“People will forget what you said, people will forget what you did, but people will never forget how you made them feel”.
Maya Angelou
They buried Abraham Monday. He was 86.
It was the fall of ’75, and with my father down-state, Fenton and Ermine sponsored me into the Knights Of Pythias. Excited, elated, feeling I’d finally arrived, I joined not only the fraternal order so revered by our dad, but an assembly founded on the principle of friendship. It was there that I first met “Al”.
Certain people you notice right away. He had a warmth, a twinkle in his eye, and always wearing black, he walked—No he strode— with a quiet confidence that made his friends feel safe. How lucky was I to be among them!
We had a special bond. Twice my age when our paths first crossed, he was not only a friend, but a father figure. I loved him. Like my Dad, his was a world of black and white; there was no gray. If Al liked you, he LIKED you; if he was your friend, he was not only your friend, but he’d fall on his sword for you.

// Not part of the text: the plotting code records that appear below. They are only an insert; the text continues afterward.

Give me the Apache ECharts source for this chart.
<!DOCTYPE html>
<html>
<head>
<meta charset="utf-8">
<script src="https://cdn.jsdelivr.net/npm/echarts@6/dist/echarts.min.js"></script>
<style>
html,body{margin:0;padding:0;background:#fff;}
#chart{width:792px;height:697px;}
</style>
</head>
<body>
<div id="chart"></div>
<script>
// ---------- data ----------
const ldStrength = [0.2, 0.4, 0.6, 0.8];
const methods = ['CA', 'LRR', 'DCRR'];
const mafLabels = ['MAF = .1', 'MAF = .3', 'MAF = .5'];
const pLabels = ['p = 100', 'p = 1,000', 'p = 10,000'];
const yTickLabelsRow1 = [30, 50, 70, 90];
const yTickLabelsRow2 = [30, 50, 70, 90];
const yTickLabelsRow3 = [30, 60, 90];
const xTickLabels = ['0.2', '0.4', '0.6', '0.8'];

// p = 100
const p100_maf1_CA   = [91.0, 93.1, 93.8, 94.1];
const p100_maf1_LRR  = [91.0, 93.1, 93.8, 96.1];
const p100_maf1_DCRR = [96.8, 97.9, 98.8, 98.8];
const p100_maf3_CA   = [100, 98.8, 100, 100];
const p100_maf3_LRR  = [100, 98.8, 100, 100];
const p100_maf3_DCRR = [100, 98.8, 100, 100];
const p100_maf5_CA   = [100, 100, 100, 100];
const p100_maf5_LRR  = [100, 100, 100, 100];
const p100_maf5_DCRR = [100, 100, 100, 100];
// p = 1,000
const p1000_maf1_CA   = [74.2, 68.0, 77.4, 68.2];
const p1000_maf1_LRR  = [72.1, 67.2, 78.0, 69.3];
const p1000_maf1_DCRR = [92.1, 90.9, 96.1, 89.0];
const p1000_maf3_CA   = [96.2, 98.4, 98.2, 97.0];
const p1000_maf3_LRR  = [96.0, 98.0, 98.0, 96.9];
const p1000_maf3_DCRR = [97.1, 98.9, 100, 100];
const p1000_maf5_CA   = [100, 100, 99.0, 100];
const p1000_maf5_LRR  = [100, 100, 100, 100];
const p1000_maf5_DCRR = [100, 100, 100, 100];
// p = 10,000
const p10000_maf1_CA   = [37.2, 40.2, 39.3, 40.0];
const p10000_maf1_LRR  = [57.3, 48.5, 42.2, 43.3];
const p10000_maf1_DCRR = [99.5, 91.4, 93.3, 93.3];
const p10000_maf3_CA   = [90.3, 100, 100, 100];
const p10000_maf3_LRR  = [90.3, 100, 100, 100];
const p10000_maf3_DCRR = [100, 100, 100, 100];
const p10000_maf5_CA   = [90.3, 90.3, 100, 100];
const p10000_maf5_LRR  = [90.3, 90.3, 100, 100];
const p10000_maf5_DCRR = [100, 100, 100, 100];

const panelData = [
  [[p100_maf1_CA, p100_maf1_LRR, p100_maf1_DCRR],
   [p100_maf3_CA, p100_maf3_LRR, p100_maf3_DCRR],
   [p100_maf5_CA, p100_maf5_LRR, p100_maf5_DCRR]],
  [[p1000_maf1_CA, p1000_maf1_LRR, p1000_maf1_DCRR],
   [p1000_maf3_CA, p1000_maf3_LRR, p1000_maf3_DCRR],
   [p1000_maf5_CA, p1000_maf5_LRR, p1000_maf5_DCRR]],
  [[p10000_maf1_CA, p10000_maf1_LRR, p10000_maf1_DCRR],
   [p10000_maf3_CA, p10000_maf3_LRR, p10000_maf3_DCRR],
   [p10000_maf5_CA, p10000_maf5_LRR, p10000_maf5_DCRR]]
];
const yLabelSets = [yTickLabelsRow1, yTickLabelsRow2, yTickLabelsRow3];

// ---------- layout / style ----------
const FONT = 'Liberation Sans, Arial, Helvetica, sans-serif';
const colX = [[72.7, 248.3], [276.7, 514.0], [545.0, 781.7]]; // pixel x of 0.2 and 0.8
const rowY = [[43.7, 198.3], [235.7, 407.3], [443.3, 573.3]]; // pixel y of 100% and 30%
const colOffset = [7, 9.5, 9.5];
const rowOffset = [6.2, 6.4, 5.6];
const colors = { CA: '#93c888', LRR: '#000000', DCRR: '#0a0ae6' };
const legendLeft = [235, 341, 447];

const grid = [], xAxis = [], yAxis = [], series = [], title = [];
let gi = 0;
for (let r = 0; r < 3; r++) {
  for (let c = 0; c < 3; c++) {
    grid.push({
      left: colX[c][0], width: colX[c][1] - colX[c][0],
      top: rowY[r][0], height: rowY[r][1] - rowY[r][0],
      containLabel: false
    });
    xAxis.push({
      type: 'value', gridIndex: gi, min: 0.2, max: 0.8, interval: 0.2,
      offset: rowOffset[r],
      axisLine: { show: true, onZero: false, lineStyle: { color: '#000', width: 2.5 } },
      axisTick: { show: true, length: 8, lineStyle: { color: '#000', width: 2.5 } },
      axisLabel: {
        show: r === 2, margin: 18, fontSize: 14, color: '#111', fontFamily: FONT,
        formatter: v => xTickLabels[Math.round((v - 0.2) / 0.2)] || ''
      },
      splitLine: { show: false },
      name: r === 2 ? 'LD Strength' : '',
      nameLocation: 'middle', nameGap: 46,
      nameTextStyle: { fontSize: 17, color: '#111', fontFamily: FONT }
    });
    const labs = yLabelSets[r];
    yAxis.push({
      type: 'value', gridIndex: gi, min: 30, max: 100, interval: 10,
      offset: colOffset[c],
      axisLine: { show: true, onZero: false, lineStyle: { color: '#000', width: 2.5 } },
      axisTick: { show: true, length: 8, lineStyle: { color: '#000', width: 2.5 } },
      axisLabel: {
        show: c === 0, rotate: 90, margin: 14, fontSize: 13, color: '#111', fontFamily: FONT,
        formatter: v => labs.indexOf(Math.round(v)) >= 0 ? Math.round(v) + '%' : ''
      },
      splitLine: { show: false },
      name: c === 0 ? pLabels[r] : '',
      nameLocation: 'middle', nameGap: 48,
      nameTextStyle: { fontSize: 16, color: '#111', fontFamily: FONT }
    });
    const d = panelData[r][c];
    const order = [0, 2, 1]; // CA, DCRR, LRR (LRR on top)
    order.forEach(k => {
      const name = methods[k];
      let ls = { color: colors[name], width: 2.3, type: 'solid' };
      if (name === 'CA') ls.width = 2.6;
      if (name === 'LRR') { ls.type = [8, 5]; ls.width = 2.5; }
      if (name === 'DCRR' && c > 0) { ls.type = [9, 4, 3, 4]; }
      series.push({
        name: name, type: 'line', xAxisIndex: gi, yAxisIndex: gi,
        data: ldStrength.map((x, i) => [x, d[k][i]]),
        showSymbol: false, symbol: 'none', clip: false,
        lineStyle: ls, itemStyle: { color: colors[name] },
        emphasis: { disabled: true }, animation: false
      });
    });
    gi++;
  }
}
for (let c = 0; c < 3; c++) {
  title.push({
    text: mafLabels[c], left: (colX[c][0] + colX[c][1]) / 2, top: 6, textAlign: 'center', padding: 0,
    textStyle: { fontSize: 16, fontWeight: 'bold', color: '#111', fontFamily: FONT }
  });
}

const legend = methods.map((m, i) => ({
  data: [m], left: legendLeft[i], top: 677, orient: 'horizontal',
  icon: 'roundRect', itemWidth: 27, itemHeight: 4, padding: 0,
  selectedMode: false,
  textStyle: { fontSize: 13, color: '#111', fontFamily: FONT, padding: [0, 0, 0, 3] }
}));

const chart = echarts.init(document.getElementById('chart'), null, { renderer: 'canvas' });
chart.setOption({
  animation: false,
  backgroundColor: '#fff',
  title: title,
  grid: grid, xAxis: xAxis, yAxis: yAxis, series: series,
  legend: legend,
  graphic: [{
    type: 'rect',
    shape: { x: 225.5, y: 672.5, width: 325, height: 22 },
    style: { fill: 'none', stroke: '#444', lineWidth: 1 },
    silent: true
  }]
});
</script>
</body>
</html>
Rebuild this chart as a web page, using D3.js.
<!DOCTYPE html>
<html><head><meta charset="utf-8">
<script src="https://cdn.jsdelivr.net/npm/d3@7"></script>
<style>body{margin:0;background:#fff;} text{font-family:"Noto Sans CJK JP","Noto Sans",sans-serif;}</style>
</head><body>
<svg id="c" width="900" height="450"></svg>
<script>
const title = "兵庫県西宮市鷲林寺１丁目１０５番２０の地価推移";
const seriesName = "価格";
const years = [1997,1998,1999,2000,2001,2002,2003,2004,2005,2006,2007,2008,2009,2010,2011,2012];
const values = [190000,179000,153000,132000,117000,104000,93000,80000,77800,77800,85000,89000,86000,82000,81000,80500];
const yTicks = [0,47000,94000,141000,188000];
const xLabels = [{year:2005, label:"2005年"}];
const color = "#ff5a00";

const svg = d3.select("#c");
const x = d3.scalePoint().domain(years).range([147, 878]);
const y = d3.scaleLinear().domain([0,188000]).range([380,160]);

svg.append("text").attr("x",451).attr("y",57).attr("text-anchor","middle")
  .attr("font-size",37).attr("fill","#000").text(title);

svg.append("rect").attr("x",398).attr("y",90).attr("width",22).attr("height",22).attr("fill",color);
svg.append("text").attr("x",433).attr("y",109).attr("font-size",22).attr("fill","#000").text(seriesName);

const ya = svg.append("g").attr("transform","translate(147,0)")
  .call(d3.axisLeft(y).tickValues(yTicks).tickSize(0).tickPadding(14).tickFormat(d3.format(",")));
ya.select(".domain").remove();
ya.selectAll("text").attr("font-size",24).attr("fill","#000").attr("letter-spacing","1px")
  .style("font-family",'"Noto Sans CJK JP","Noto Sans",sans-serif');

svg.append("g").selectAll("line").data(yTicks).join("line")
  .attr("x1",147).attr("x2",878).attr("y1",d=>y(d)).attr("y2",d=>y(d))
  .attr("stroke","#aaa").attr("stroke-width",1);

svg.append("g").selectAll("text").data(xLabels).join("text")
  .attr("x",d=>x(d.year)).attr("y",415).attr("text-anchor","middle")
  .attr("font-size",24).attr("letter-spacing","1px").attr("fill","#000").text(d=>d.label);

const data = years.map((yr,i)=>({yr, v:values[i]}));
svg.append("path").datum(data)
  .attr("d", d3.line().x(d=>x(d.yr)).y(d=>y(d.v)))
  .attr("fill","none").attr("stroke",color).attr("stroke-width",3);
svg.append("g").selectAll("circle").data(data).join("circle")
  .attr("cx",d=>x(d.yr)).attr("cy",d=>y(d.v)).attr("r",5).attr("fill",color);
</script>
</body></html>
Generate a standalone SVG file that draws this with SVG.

As life went on—three dozen years, to be exact—-our dynamic never changed. He was a friend, a father figure, and quite often, a confidant. He’d say in but few words what others couldn’t convey in a paragraph.
It was always the same—
Bumping into each other, perhaps at Jack’s, his face would light up, he’d thrust out his arm…and just when I’d think the hand-shake was over, he’d pull me in and kiss me on the cheek.
If my weight was down, if my tie was straight, it would be “It’s good to see you…your Dad would be proud ….” Then, turning to his wife, he’d proclaim the obvious: “Nayome! Did you see who’s here?” “Yes, Al…I see,” she’d reply. Always.
If my weight was up, it’d be different. Glaring, he’d take the back of his hand, tap me twice on the stomach, and muse: “Uh huh…Uh huh.”
He was a man of passion, whether beaming as he watched me win, or staring as I dropped the ball. He’d look at me—sometimes with pride, sometimes with his “You’re better than that” wince—but always with love. Above all else, though, he was a man of incredible loyalty, asking only honesty in return.
“Don’t give me no booshit now,” he’d admonish. (I never did).
I sat in the front row, reflecting…grief tempered by gratitude. Memories flooded my mind, memories of a most beautiful man. I smiled, though. Tears hit my cheek but I smiled, and remembered:
He’d pulled me aside oh so often over the years.…
Like the time of my first lodge dinner dance: “Do you have a place to sit?” he asked. Or when I became an officer, and needed a tuxedo. “I want you to go to my friend,” he insisted. Or the question he’d shoot me in salad days and beyond: “How’s things with you?” All of them—each of the inquiries—was always followed by his same disclaimer: “And don’t give me no booshit now!”
The chapel emptied slowly Monday. Family and friends said goodbye not only to a man they loved, but to a true, chivalric knight— a man whose armor truly would always shine.